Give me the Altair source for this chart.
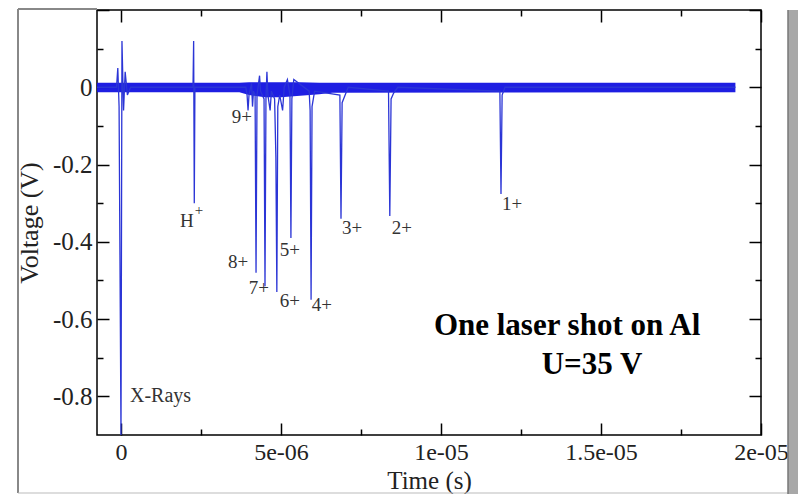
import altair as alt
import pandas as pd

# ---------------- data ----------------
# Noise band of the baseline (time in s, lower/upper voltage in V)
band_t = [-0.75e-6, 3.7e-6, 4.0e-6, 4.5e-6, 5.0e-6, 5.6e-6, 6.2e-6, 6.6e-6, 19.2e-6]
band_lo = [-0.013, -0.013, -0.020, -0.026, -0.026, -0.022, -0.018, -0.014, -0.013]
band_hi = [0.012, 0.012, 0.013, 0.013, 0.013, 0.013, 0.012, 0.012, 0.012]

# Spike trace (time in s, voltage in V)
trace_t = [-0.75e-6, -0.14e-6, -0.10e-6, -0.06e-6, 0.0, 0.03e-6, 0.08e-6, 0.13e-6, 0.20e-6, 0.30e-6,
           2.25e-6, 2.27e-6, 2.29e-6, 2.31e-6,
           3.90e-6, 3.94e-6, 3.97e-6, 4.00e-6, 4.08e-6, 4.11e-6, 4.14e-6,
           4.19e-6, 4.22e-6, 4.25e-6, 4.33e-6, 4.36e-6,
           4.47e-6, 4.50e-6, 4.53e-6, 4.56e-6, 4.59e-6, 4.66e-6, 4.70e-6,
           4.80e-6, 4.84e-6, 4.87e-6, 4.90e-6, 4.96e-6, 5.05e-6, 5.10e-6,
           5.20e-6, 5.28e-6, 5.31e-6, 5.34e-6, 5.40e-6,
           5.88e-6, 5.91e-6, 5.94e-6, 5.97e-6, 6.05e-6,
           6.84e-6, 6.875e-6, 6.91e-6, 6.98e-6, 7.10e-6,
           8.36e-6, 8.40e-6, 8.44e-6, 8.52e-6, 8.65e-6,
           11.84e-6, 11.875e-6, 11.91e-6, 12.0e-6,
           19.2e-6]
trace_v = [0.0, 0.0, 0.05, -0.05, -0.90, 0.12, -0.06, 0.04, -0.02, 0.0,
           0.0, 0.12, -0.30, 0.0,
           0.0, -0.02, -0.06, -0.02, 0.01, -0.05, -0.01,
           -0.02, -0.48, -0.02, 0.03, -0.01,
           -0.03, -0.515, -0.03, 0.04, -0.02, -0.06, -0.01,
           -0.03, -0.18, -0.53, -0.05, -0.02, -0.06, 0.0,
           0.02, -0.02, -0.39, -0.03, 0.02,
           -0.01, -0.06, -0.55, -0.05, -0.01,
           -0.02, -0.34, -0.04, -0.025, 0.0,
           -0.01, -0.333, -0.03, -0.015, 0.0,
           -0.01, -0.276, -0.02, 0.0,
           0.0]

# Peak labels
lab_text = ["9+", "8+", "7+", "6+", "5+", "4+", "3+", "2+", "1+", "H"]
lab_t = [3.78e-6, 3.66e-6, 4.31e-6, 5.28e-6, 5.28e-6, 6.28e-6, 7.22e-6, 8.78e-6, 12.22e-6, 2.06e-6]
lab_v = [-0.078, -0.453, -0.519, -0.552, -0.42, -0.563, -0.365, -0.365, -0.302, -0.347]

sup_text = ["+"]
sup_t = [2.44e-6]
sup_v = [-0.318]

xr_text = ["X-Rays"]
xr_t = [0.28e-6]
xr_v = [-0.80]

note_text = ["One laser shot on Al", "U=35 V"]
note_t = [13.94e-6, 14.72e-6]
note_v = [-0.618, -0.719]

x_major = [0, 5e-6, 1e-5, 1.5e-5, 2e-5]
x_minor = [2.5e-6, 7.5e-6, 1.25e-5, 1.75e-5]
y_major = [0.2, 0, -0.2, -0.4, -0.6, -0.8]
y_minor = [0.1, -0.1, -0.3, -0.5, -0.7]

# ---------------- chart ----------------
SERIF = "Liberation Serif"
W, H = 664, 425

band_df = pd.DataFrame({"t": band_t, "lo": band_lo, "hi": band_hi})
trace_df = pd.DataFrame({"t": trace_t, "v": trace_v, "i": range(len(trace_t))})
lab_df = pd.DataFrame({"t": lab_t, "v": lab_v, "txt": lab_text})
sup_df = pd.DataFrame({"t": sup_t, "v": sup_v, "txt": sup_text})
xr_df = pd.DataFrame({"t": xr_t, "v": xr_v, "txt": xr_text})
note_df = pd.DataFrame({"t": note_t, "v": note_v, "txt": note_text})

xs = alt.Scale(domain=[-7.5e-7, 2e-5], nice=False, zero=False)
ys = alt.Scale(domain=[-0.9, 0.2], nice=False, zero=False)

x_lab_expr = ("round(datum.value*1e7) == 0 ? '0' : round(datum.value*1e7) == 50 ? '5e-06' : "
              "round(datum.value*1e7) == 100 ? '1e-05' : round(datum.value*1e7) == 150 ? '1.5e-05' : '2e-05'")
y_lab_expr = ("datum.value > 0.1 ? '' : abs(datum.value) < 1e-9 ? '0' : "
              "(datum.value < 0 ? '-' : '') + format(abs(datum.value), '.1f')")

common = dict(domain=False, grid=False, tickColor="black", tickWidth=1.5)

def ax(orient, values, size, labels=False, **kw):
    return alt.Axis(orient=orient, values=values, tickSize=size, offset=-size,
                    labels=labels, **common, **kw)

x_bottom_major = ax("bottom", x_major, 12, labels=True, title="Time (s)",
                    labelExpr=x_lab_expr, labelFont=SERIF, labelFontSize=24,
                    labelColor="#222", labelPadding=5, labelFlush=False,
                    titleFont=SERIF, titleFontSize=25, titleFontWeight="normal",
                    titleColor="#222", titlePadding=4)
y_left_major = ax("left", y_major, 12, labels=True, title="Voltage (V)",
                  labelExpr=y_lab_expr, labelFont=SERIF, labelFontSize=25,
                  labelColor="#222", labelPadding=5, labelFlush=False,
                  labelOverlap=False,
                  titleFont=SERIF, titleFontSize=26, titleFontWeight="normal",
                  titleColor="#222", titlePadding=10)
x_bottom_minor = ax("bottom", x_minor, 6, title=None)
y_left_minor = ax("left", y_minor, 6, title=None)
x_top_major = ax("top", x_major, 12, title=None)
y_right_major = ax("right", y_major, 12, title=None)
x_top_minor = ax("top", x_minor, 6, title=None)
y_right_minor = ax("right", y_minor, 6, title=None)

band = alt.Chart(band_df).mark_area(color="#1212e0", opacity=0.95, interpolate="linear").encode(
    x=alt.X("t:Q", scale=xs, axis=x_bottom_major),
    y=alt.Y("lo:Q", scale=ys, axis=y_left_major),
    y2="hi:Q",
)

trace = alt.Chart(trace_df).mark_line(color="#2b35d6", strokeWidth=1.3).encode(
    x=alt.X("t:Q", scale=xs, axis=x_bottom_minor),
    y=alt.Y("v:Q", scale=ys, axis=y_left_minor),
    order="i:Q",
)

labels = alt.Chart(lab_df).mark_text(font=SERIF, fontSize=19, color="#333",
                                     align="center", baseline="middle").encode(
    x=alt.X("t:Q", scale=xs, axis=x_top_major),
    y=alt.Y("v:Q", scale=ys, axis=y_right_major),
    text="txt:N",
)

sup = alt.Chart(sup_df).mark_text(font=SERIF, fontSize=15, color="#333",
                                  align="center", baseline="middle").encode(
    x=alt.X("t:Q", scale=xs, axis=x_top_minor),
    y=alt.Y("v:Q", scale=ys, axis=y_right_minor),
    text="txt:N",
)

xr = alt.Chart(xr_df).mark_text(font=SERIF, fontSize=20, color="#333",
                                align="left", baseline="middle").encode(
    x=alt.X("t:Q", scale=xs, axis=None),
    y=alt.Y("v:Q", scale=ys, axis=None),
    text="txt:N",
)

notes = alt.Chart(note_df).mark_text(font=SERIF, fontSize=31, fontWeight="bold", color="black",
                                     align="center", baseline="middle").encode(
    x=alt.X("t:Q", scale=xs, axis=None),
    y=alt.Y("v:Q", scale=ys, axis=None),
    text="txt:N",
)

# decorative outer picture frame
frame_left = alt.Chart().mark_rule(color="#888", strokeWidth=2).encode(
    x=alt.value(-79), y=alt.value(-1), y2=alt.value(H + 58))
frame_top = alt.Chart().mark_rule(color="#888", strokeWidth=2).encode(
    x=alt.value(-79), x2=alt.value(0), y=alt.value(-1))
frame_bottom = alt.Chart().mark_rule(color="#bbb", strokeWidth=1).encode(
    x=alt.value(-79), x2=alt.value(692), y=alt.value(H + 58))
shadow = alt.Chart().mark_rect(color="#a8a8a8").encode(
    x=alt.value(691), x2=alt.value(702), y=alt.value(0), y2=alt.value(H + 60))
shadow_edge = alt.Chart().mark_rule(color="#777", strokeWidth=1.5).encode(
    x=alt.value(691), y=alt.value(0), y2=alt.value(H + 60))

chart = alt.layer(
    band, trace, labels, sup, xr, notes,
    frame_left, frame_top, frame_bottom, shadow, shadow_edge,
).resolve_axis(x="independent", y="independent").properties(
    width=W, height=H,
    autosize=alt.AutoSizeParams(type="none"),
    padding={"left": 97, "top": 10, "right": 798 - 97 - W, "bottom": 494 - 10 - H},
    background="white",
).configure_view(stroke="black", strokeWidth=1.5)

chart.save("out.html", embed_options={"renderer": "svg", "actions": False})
·····
(YOUR OBJECTIVE): Leave out the pictures, then repeat the listing above exactly from its first line to the line with "0.012, 0.012, 0.012]", inclusive.

(ANSWER TO THIS TASK):
Give me the Altair source for this chart.
import altair as alt
import pandas as pd

# ---------------- data ----------------
# Noise band of the baseline (time in s, lower/upper voltage in V)
band_t = [-0.75e-6, 3.7e-6, 4.0e-6, 4.5e-6, 5.0e-6, 5.6e-6, 6.2e-6, 6.6e-6, 19.2e-6]
band_lo = [-0.013, -0.013, -0.020, -0.026, -0.026, -0.022, -0.018, -0.014, -0.013]
band_hi = [0.012, 0.012, 0.013, 0.013, 0.013, 0.013, 0.012, 0.012, 0.012]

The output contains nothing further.